- Supplied material:
************

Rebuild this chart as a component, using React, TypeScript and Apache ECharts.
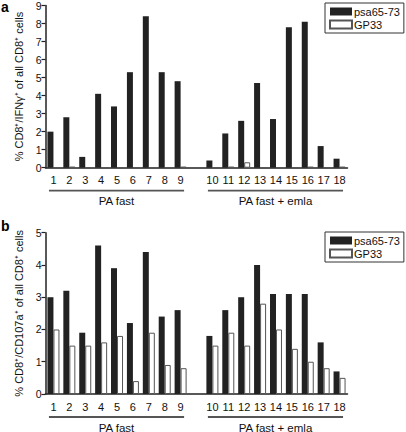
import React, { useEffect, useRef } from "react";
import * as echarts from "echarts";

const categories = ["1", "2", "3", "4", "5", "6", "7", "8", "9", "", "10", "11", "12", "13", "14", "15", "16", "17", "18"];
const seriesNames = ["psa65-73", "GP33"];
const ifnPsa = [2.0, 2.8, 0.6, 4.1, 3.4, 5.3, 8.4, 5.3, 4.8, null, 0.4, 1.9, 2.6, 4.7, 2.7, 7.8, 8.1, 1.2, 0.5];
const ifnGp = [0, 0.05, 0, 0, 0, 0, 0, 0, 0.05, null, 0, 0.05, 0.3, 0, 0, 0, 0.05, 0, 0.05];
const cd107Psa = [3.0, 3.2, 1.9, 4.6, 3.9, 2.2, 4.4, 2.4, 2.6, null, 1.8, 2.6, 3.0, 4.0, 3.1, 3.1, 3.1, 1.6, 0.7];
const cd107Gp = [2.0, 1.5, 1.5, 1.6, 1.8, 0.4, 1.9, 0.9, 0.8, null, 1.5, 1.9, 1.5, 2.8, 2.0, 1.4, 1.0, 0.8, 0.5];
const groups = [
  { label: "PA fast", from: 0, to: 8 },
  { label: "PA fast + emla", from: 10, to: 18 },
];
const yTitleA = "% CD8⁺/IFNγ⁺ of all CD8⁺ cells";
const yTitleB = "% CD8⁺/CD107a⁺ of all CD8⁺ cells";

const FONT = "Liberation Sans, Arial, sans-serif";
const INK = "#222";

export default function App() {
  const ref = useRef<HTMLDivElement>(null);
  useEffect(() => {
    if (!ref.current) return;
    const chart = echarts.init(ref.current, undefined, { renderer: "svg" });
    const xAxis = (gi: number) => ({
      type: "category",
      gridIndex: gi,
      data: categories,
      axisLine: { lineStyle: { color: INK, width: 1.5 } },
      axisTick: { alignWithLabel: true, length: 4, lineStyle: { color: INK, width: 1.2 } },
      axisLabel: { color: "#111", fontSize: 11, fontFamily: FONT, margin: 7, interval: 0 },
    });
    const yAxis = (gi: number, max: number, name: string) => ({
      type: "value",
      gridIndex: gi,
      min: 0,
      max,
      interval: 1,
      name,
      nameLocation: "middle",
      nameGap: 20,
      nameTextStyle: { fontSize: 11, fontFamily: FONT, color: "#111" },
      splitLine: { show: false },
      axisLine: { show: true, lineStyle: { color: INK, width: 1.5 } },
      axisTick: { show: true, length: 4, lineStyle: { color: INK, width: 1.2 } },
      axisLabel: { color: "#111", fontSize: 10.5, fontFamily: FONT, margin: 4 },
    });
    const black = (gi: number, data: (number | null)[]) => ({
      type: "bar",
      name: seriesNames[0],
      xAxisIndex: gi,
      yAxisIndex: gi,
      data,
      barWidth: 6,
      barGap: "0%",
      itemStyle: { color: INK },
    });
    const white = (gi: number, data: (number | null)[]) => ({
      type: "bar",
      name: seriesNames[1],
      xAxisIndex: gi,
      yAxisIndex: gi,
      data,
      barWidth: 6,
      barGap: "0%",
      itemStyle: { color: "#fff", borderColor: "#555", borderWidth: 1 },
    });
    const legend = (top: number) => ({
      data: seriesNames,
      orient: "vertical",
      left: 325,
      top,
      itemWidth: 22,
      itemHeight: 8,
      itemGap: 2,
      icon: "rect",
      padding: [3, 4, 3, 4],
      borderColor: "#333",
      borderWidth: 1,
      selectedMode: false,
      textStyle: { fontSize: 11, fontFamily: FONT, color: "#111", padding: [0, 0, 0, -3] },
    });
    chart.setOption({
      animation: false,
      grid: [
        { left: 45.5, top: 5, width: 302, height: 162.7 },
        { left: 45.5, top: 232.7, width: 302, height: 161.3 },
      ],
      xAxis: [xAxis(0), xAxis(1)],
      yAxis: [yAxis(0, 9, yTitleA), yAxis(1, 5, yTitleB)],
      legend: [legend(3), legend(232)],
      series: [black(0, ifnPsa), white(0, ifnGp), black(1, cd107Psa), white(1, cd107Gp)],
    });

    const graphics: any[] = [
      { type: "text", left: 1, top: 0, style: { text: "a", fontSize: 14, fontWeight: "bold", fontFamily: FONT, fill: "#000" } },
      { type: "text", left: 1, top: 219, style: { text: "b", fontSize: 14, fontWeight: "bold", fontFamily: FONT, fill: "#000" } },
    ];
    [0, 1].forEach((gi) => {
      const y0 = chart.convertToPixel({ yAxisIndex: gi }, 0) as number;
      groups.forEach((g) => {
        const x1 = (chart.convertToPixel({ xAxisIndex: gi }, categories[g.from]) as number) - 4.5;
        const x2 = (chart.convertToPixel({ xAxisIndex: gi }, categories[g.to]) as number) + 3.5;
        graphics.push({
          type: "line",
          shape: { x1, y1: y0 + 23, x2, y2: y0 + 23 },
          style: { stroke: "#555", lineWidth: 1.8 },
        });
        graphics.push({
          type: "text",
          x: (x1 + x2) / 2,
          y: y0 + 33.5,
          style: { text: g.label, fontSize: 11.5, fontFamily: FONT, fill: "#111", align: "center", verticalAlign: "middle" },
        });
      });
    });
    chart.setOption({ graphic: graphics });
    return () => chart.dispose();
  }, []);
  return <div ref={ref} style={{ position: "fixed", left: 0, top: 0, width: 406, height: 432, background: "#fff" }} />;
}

************

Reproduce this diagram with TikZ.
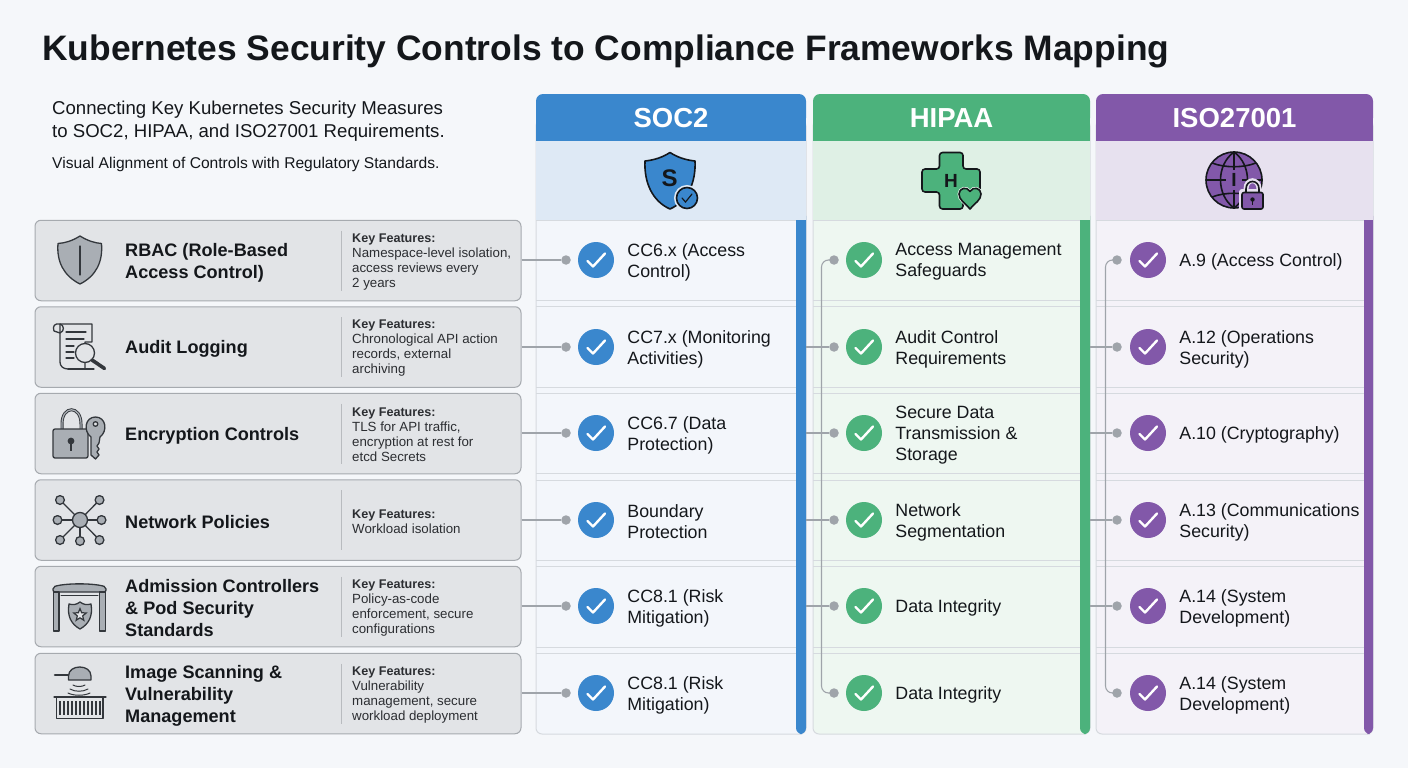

************

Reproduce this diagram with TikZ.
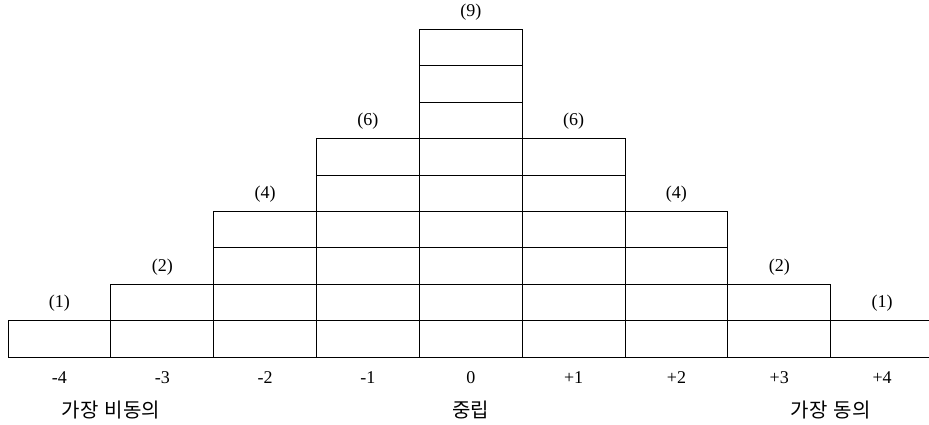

************

- What the exercise asks: Retype the section that opens with the line holding "Rebuild this chart" and closes with the line holding "import * as", exactly as it reads, without any pictures.

- Solution to this exercise:
Rebuild this chart as a component, using React, TypeScript and Apache ECharts.
import React, { useEffect, useRef } from "react";
import * as echarts from "echarts";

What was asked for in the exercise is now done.